Disrupsi Ganda dan Tantangan Kerja Masa Depan

Forum Ekonomi Dunia (World Economic Forum) secara rutin telah memantau dampak perkembangan teknologi terhadap kebutuhan tenaga kerja. Dalam laporan terbarunya (2020), Future of Jobs Report 2020, melaporkan bahwa pandemi COVID-19 dan kecerdasan buatan telah mendorong terjadinya disrupsi ganda, khususnya terhadap komposisi keahlian dan keterampilan kerja yang dibutuhkan di masa mendatang.

Lebih cepat dari perkiraan sebelumnya, studi ini memprediksi bahwa tenaga kerja manusia akan digantikan lebih cepat oleh otomasi. Sekitar 85 juta pekerjaan akan tergantikan oleh otomasi dalam lima tahun ke depan. Banyaknya industri dan perusahaan yang mengadopsi teknologi otomasi ini akan permintaan keterampilan dan keahlian tenaga kerja pada tahun 2025.

Hampir separuh (43 persen) bisnis yang disurvei menunjukkan bahwa mereka bersiap untuk mengurangi tenaga kerja karena integrasi teknologi. Sekitar 41 persen berencana untuk memperluas penggunaan kontraktor untuk pekerjaan-pekerjaan khusus, dan 34 persen berencana untuk menambah tenaga kerja mereka sebagai hasil dari integrasi teknologi. Lima tahun dari sekarang, pemberi kerja akan membagi separuh beban pekerjaan itu kepada mesin dan komputer.

Namun demikian, revolusi teknologi ini tidak hanya menghilangkan pekerjaan fisik, rutin dan manual, tetapi juga berpeluang menciptakan 97 juta pekerjaan baru. Saat ekonomi dan pasar kerja berkembang, peran baru akan muncul pada semua bidang, seperti manajemen media sosial dan penulisan konten. Profesi-profesi baru yang akan muncul itu diprediksikan akan mencerminkan permintaan keahlian untuk mendukung ekonomi hijau (green economy), pengembangan data dan AI, komputasi dan pengembangan produk.

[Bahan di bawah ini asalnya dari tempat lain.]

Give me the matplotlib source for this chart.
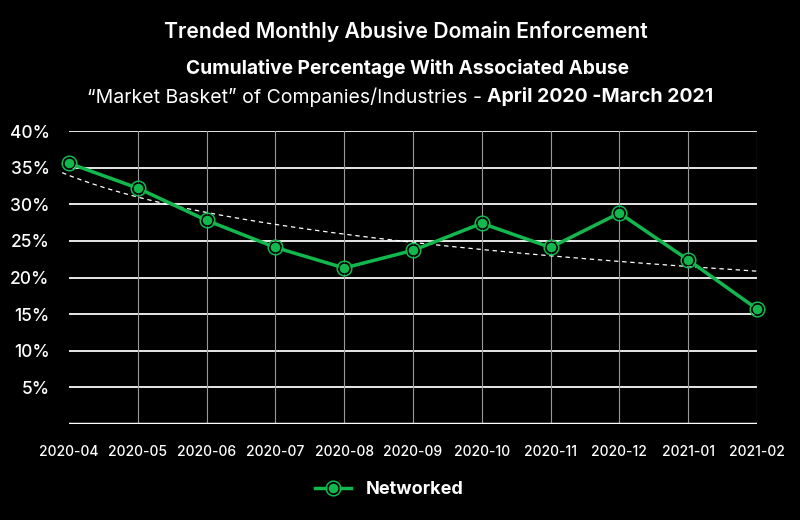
import numpy as np
import matplotlib
matplotlib.use("Agg")
import matplotlib.pyplot as plt
from matplotlib.lines import Line2D

# data
months = ["2020-04", "2020-05", "2020-06", "2020-07", "2020-08", "2020-09",
          "2020-10", "2020-11", "2020-12", "2021-01", "2021-02"]
networked = [35.6, 32.2, 27.8, 24.1, 21.3, 23.7, 27.4, 24.1, 28.8, 22.4, 15.7]
yticks = [5, 10, 15, 20, 25, 30, 35, 40]

green = "#12b84e"
plt.rcParams["font.family"] = ["Inter", "DejaVu Sans"]

fig = plt.figure(figsize=(8, 5.2), dpi=100, facecolor="black")
ax = fig.add_axes([69 / 800, 1 - 424 / 520, (757 - 69) / 800, (424 - 131) / 520])
ax.set_facecolor("black")

x = np.arange(len(months))

# logarithmic trendline fitted on the series
coef = np.polyfit(np.log(x + 2), networked, 1)
xt = np.linspace(-0.1, len(months) - 1, 200)
yt = coef[0] * np.log(xt + 2) + coef[1]
ax.plot(xt, yt, color="white", lw=0.9, ls=(0, (3.5, 3)), zorder=3, clip_on=False)

ax.plot(x, networked, color=green, lw=2.5, zorder=4)
ax.plot(x, networked, ls="none", marker="o", ms=10.5, mfc="none", mec=green,
        mew=1.1, zorder=5, clip_on=False)
ax.plot(x, networked, ls="none", marker="o", ms=7.8, mfc=green, mec="black",
        mew=0.9, zorder=6, clip_on=False)

ax.set_xlim(0, len(months) - 1)
ax.set_ylim(0, 40)
ax.set_xticks(x)
ax.set_xticklabels(months)
ax.set_yticks(yticks)
ax.set_yticklabels([f"{v}%" for v in yticks])
ax.tick_params(axis="x", colors="white", labelsize=10, length=0, pad=15)
ax.tick_params(axis="y", colors="white", labelsize=12.5, length=0, pad=14)
for t in ax.get_xticklabels() + ax.get_yticklabels():
    t.set_fontweight("medium")

for v in yticks:
    ax.axhline(v, color="#e8e8e8", lw=1.4, zorder=1)
for i in x[1:]:
    ax.axvline(i, color="#9a9a9a", lw=0.8, zorder=1)
ax.axhline(0, color="white", lw=2.5, zorder=2)
for s in ax.spines.values():
    s.set_visible(False)

# titles
fig.text(0.507, 1 - 32 / 520, "Trended Monthly Abusive Domain Enforcement",
         color="white", fontsize=15.2, fontweight="semibold", ha="center", va="center")
fig.text(0.509, 1 - 68 / 520, "Cumulative Percentage With Associated Abuse",
         color="white", fontsize=13.8, fontweight="bold", ha="center", va="center")

r = fig.canvas.get_renderer()
t1 = fig.text(0, 1 - 97 / 520, "\u201cMarket Basket\u201d of Companies/Industries - ",
              color="white", fontsize=14, ha="left", va="center")
t2 = fig.text(0, 1 - 97 / 520, "April 2020 -March 2021",
              color="white", fontsize=14, fontweight="bold", ha="left", va="center")
w1 = t1.get_window_extent(r).width / 800
w2 = t2.get_window_extent(r).width / 800
start = 0.5 - (w1 + w2) / 2
t1.set_x(start)
t2.set_x(start + w1)

# legend
h = Line2D([], [], color=green, lw=2.5, marker="o", ms=7.8, mfc=green, mec="black", mew=0.9)
h2 = Line2D([], [], color=green, lw=0, marker="o", ms=10.5, mfc="none", mec=green, mew=1.1)
leg = fig.legend([(h, h2)], ["Networked"], loc="center", bbox_to_anchor=(0.487, 1 - 490 / 520),
                 frameon=False, fontsize=13, handlelength=2.0)
for t in leg.get_texts():
    t.set_color("white")
    t.set_fontweight("bold")

fig.savefig("out.png", dpi=100, facecolor="black")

Pada tahun 2025, kemampuan berpikir analitis, kreatif, dan fleksibilitas kerja akan menjadi salah satu keterampilan dan persyaratan yang paling banyak dicari. Keterampilan manajemen diri, pengembangan pembelajaran aktif, penanganan stres, dan semacamnya juga diprediksi akan berkembang pesat.

Setengah pekerja yang ada sekarang akan memerlukan pelatihan ulang untuk keterampilan inti mereka. Laporan ini juga menemukan bahwa sektor publik perlu memberikan dukungan yang lebih kuat untuk mereka yang tidak terserap atau belum memiliki bekal untuk masuk dalam kompetisi baru ini. Sektor publik harus memberikan insentif untuk investasi pada pekerjaan masa depan, menawarkan jaring pengaman yang lebih kuat bagi para pekerja yang dipindahkan selama transisi pekerjaan, dan menangani perbaikan sistem pendidikan serta pelatihan yang mereka miliki.

Catatan menarik lainnya, seperti dikemukakan oleh Saadia Zahidi dari WEF adalah bahwa Pekerjaan jarak jauh atau Work From Home (WFH) akan tetap menjadi tren jangka panjang. Sekitar 84 persen pemberi kerja menyatakan siap untuk mendigitalkan proses kerja dan perluasan efektivitas kerja jarak jauh. Pengusaha mengatakan ada potensi untuk memindahkan 44 persen tenaga kerja mereka untuk beroperasi dari jarak jauh.

Berbagai perubahan di atas tentu perlu diantisipasi oleh pemerintah maupun individu pekerja. Pengusung gagasan jaminan pendapatan dasar atau UBI sudah lama menyalakan alarm tanda bahaya ini. Meskipun nampaknya pergesesan akibat disrupsi ganda ini belum terlihat terang-benderang di depan mata, namun studi WEF di atas menunjukkan bahwa perubahan itu nyata dalam “master plan” para investor dan pemberi kerja. Perubahan ini tentu bisa menjadi ancaman sekaligus peluang, tergantung bagaimana kita (dan negara) menyikapinya?